The take-away point from their data analysis was that no matter what they added to make away with the finding that “post-communist citizens are more supportive of social welfare,” including pre-communist conditions or economic factors, it did not work. “We replicated it in Germany and found the same pattern,” Tucker said.

However, the authors did find empirical support for their “living through communism” model. “As predicted,” Tucker said, when they tested the socialization model by adding in years of exposure to communism, each additional year of exposure to communism added support for social welfare, at an “substantively important level.”

There are debates within the socialization theory, Tucker explained, on whether exposure matters more when received as a child from parents or across one’s entire life span. But “nobody, previously to this book, had argued or had even presented evidence suggesting it was just an adult-level experience,” Tucker said.  And indeed that is what the authors found in the case support for democracy, markets, and social welfare: in the communist context, adult exposure seems to be more important in terms of leaving an attitudinal imprint than childhood exposure.

One big exception was gender equality, where early socialization mattered more than adult exposure, which Tucker said could be explained by the fact that “gender equality was one area where the regime walked the walk early on.” Overall, these contrary findings raise the question if there’s something different about socialization under communist regimes.

The authors’ conclusion from the chapter on social welfare was that living in a post-communist country only partially explains the excess welfare state support.

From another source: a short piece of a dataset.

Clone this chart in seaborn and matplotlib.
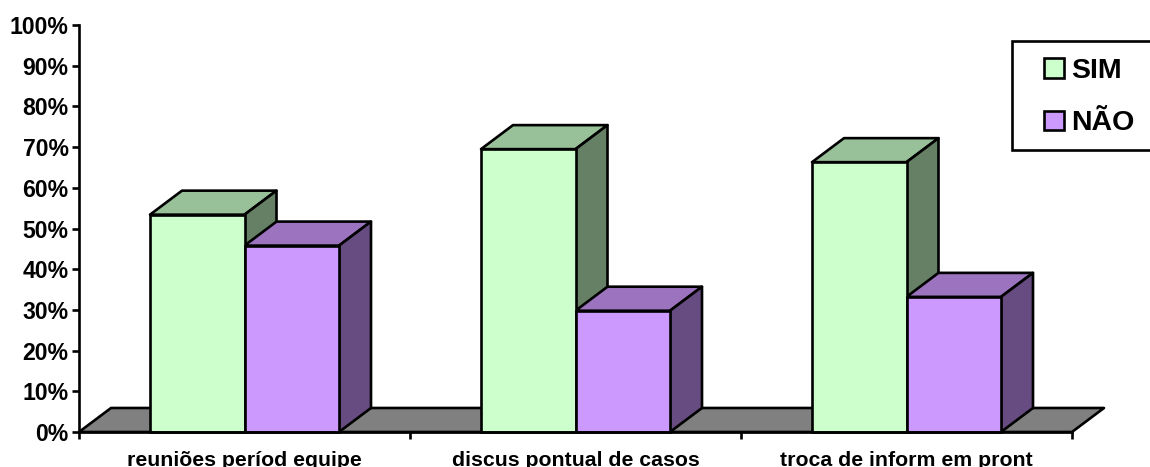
import pandas as pd
import matplotlib.pyplot as plt
import seaborn as sns
from matplotlib.patches import Polygon, Rectangle
from matplotlib.ticker import FixedLocator

# Values
categorias = ['reuniões períod equipe', 'discus pontual de casos', 'troca de inform em pront']
sim = [53.4, 69.5, 66.3]
nao = [45.8, 29.8, 33.2]
y_ticks = [0, 10, 20, 30, 40, 50, 60, 70, 80, 90, 100]
y_labels = ['0%', '10%', '20%', '30%', '40%', '50%', '60%', '70%', '80%', '90%', '100%']

# Face colours: front, top, side
cores = {'SIM': ('#CCFFCC', '#99C199', '#668066'),
         'NÃO': ('#CC99FF', '#9C73BF', '#664C80')}

# 3D look: how far the back of a bar is shifted (category units / percent)
depth_x = 32 / 331
depth_y = 5.9
edge = 1.9

data = pd.DataFrame({
    'categoria': categorias * 2,
    'valor': sim + nao,
    'serie': ['SIM'] * 3 + ['NÃO'] * 3,
})

sns.set_theme(style='white')
plt.rcParams['font.family'] = ['Liberation Sans', 'DejaVu Sans']
plt.rcParams['font.weight'] = 'bold'
plt.rcParams['text.color'] = 'black'

W, H = 1150, 467
fig = plt.figure(figsize=(W / 100, H / 100), dpi=100)
ax = fig.add_axes([79 / W, (H - 432) / H, (1072 - 79) / W, (432 - 25) / H])
ax.patch.set_alpha(0)

sns.barplot(data=data, x='categoria', y='valor', hue='serie', order=categorias,
            hue_order=['SIM', 'NÃO'], palette={k: v[0] for k, v in cores.items()},
            saturation=1, width=0.571, gap=0, edgecolor='black', linewidth=edge,
            errorbar=None, ax=ax)

ax.set_xlim(-0.5, 2.5)
ax.set_ylim(0, 100)

# Grey floor behind the bars
ax.add_patch(Polygon([(-0.5, 0), (-0.5 + depth_x, depth_y), (2.5 + depth_x, depth_y), (2.5, 0)],
                     facecolor='#808080', edgecolor='black', linewidth=edge,
                     joinstyle='round', clip_on=False, zorder=1))

# Top and side faces, taken from the bars seaborn drew
for z, (serie, container) in enumerate(zip(['SIM', 'NÃO'], ax.containers)):
    _, topo, lado = cores[serie]
    for bar in container:
        x0, x1 = bar.get_x(), bar.get_x() + bar.get_width()
        h = bar.get_height()
        ax.add_patch(Polygon([(x0, h), (x0 + depth_x, h + depth_y), (x1 + depth_x, h + depth_y), (x1, h)],
                             facecolor=topo, edgecolor='black', linewidth=edge,
                             joinstyle='round', clip_on=False, zorder=3 + z))
        ax.add_patch(Polygon([(x1, 0), (x1 + depth_x, depth_y), (x1 + depth_x, h + depth_y), (x1, h)],
                             facecolor=lado, edgecolor='black', linewidth=edge,
                             joinstyle='round', clip_on=False, zorder=3 + z))
        bar.set_zorder(5)
        bar.set_clip_on(False)

# Axes
sns.despine(ax=ax, top=True, right=True)
for side in ['left', 'bottom']:
    ax.spines[side].set_linewidth(edge)
    ax.spines[side].set_color('black')
    ax.spines[side].set_zorder(6)
    ax.spines[side].set_capstyle('projecting')

ax.set_xlabel('')
ax.set_ylabel('')
ax.set_yticks(y_ticks)
ax.set_yticklabels(y_labels, fontsize=16.6, fontweight='bold', color='black')
ax.tick_params(axis='y', which='major', left=True, length=5, width=edge, pad=2.5, color='black')

# Ticks sit between the categories, labels in the middle of each one
ax.xaxis.set_major_locator(FixedLocator([-0.5, 0.5, 1.5, 2.5]))
ax.xaxis.set_minor_locator(FixedLocator([0, 1, 2]))
ax.set_xticklabels(['', '', '', ''])
ax.set_xticklabels(categorias, minor=True, fontsize=15.3, fontweight='bold', color='black')
ax.tick_params(axis='x', which='major', bottom=True, length=5, width=edge, color='black')
ax.tick_params(axis='x', which='minor', bottom=False, length=0, pad=13.5)

# Legend box runs off the right edge of the picture
fig.add_artist(Rectangle((1012 / W, (H - 150) / H), 200 / W, 109 / H, transform=fig.transFigure,
                         facecolor='white', edgecolor='black', linewidth=edge, zorder=7))
handles, labels = ax.get_legend_handles_labels()
ax.get_legend().remove()
leg = fig.legend(handles, labels, loc='upper left', bbox_to_anchor=(1044 / W, (H - 58) / H),
                 frameon=False, prop={'size': 20.5, 'weight': 'bold'},
                 handlelength=0.7, handleheight=0.7, handletextpad=0.24,
                 labelspacing=0.93, borderpad=0, borderaxespad=0)
leg.set_zorder(8)
for h in leg.get_patches():
    h.set_linewidth(edge)
    h.set_edgecolor('black')

fig.savefig('out.png', dpi=100)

The “living in communism” argument, however, explained a great deal, according to the authors’ findings: Tucker said their findings were fairly uniform across the 1990s and 2000s, that adult exposure mattered more than childhood exposure, urban exposure more than rural, and that religion mattered, in that exposure had a lesser effect on Catholics and Muslims.
“Looking at the book as a whole,” Tucker said, the findings were even stronger in the democracy and market chapters. The results for gender equality, however, looked quite different, as there was not a post-communist surplus in support for gender equality. Tucker suggested that this could be explained by several factors, such as“rhetoric versus reality,” gender equality being less central to communism’s ideology, or being less popular among communist citizens but that these explanations required further research.